Les tribunaux analysent une telle décision comme une décision de retrait laquelle est strictement encadrée par les textes et la jurisprudence.

En effet, l’article L. 424-5 du code de l’urbanisme précise que :

«  (…) Le permis de construire, d'aménager ou de démolir, tacite ou explicite, ne peut être retiré que s'il est illégal et dans le délai de trois mois suivant la date de cette décision. Passé ce délai, le permis ne peut être retiré que sur demande explicite de son bénéficiaire. »

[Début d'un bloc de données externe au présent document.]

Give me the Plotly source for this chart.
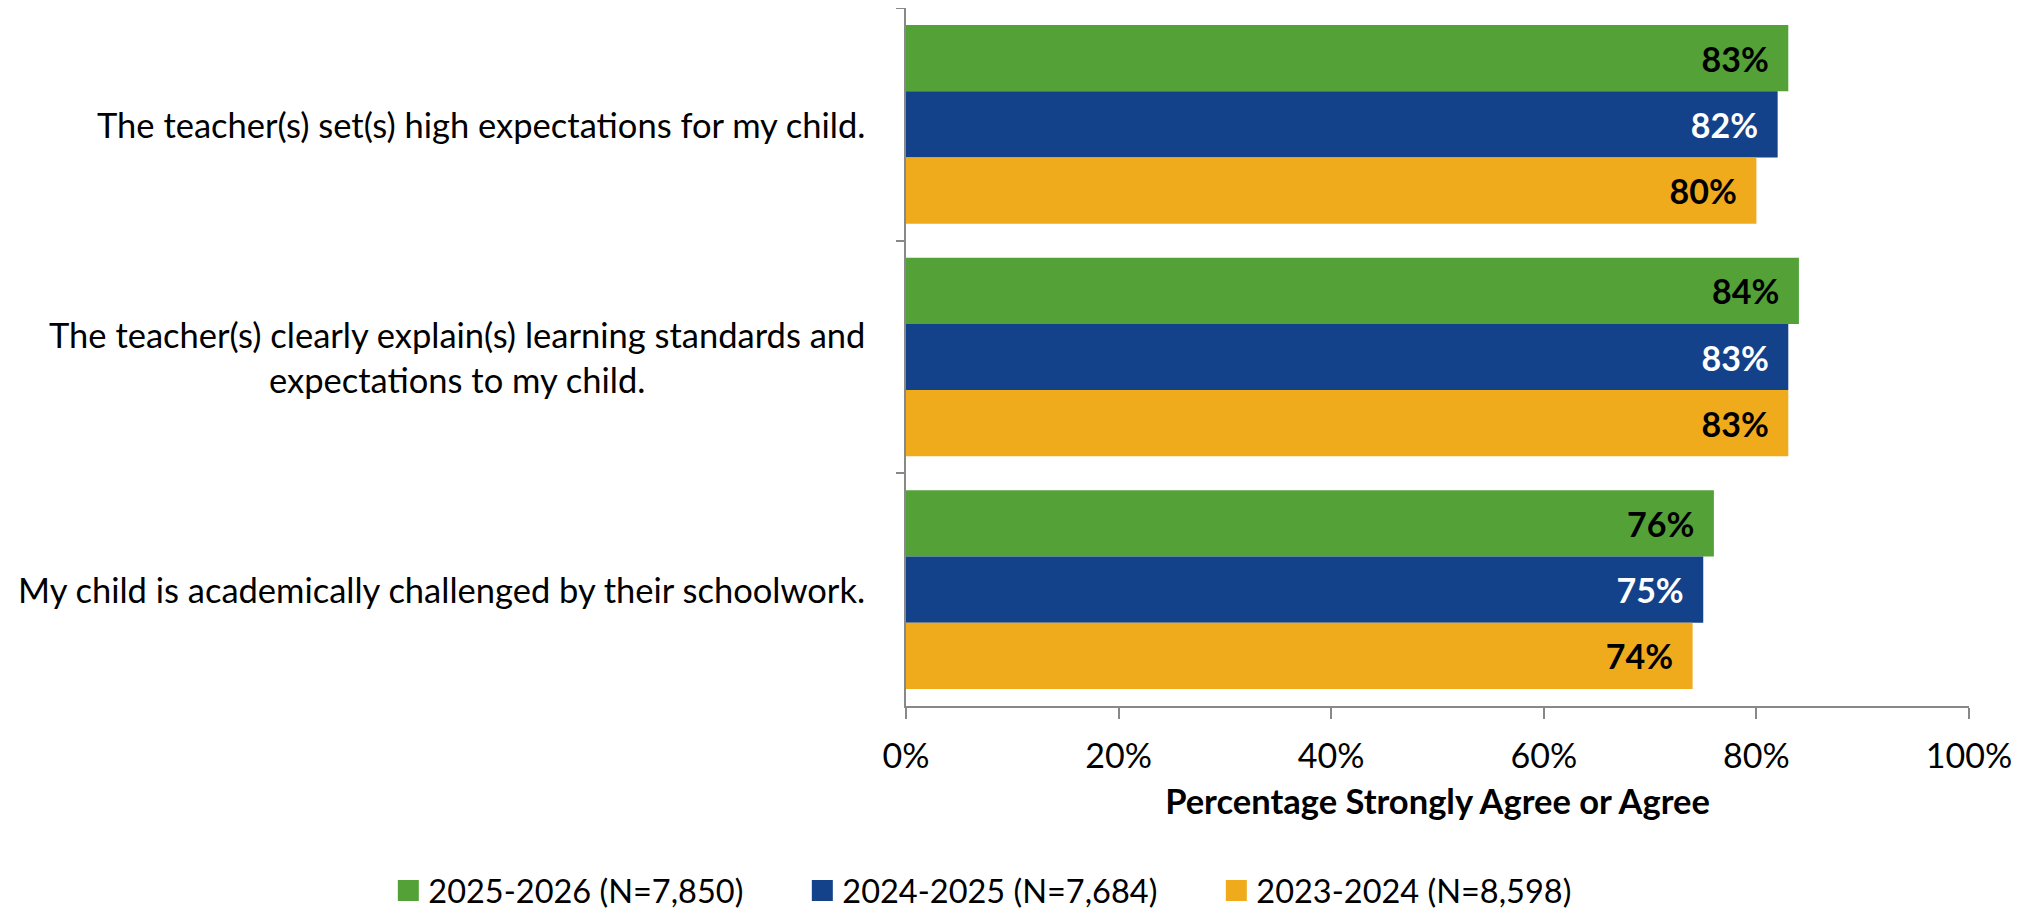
import plotly.graph_objects as go

categories = [
    "The teacher(s) set(s) high expectations for my child.",
    "The teacher(s) clearly explain(s) learning standards and<br>expectations to my child.",
    "My child is academically challenged by their schoolwork.",
]
series_names = ["2025-2026 (N=7,850)", "2024-2025 (N=7,684)", "2023-2024 (N=8,598)"]
values_2025_2026 = [83, 84, 76]
values_2024_2025 = [82, 83, 75]
values_2023_2024 = [80, 83, 74]
x_ticks = [0, 20, 40, 60, 80, 100]

series_values = [values_2025_2026, values_2024_2025, values_2023_2024]
colors = ["#53A137", "#13428A", "#F0AB1C"]
label_colors = ["#000000", "#FFFFFF", "#000000"]
FONT = "Lato"

fig = go.Figure()
for name, vals, col, lc in zip(series_names, series_values, colors, label_colors):
    fig.add_trace(go.Bar(
        y=categories, x=vals, orientation="h", name=name,
        marker=dict(color=col, line=dict(width=0)),
        text=[f"{v}%\u00a0\u00a0" for v in vals], textposition="inside",
        insidetextanchor="end", textangle=0,
        textfont=dict(family=FONT, size=34, color=lc, weight="bold"),
        showlegend=False, hoverinfo="skip",
    ))
# legend proxies (larger squares)
for name, col in zip(series_names, colors):
    fig.add_trace(go.Scatter(
        x=[None], y=[None], mode="markers", name=name,
        marker=dict(symbol="square", size=16, color=col, line=dict(color=col, width=5)),
        showlegend=True,
    ))

for cat in categories:
    fig.add_annotation(
        x=-0.037, xref="paper", y=cat, yref="y", text=cat,
        showarrow=False, xanchor="right", yanchor="middle", align="center",
        font=dict(family=FONT, size=34.5, color="#000000"),
    )

fig.update_layout(
    width=2020, height=902,
    margin=dict(l=898, r=59, t=0, b=204, autoexpand=False),
    paper_bgcolor="white", plot_bgcolor="white",
    barmode="group", bargap=0.146, bargroupgap=0,
    font=dict(family=FONT, size=32, color="#000000"),
    legend=dict(
        orientation="h", xref="paper", x=-0.487, xanchor="left",
        y=-0.265, yanchor="middle",
        font=dict(family=FONT, size=32.5, color="#000000"),
        entrywidth=369, entrywidthmode="pixels", itemsizing="trace",
    ),
)
fig.update_xaxes(
    range=[0, 100], tickvals=x_ticks, ticktext=[f"{t}%" for t in x_ticks],
    showgrid=False, zeroline=False,
    showline=True, linecolor="#888888", linewidth=2,
    ticks="outside", ticklen=11, tickcolor="#888888", tickwidth=2,
    ticklabelstandoff=8,
    tickfont=dict(family=FONT, size=34, color="#000000"),
    title=dict(text="Percentage Strongly Agree or Agree",
               font=dict(family=FONT, size=34.5, color="#000000", weight="bold"),
               standoff=16),
)
fig.update_yaxes(
    autorange="reversed", showticklabels=False, showgrid=False,
    showline=True, linecolor="#888888", linewidth=2,
    ticks="outside", tickson="boundaries", ticklen=8, tickcolor="#888888", tickwidth=2,
)

fig.write_html("out.html")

Or, la notification d’un arrêté refusant le permis de construire tacitement accordé du fait de l’expiration du délai d’instruction équivaut à un retrait d’une décision créatrice de droits (CE 18 janvier 1980, Thébaut, Dr. adm. 1980, n° 49 ; CE 8 février 1980, Rellé, Dr. adm. 1980, n° 82 ; CE 13 novembre 1981, Baumert, Lebon p. 412, Dr. adm. 1981, n° 404 ; CE 10 mai 1985, Commune d'Aigues-Mortes, Lebon p.146)

Par conséquent, une telle décision ne peut intervenir qu’après que la personne intéressée ait été mise à même de présenter des observations (CE, 30 mai 2007, SCI Agyr, n°288519 ; CE, 23 avril 2003, Société Bouygues Immobilier, req. n°249712 ; CAA Marseille, 20 décembre 2012, Commune d’Ajaccio, req. n°11MA02086 ; CAA Lyon, 29 septembre 2015, M. Ripert, n°14LY00822 ; CAA Bordeaux, 2 novembre 2006, Staneck, n°04BX01608).

L’autorité administrative ne peut être exonérée de cette obligation que dans des cas d’urgences ou des situations exceptionnelles (CE, 10 mars 2010, M. et Mme Thévenet c/ Commune de Jacou, req. n°324076) ou dans le cas où elle se trouverait en situation de compétence liée (CAA Versailles, 12 mai 2011, M. Champ, req. n°10VE00764).

Par ailleurs, s’agissant du retrait d’une décision créatrice de droits, celle-ci doit être spécialement motivée et contenir les considérations de droit ou de fait qui le fonde (article L.211-2 et L.211-5 du code des relations entre le public et l’administration).

Le titulaire d’un permis de construire tacite qui serait retiré par la délivrance au-delà du délai d’instruction d’une décision de refus explicite doit saisir le juge administratif pour en demander l’annulation.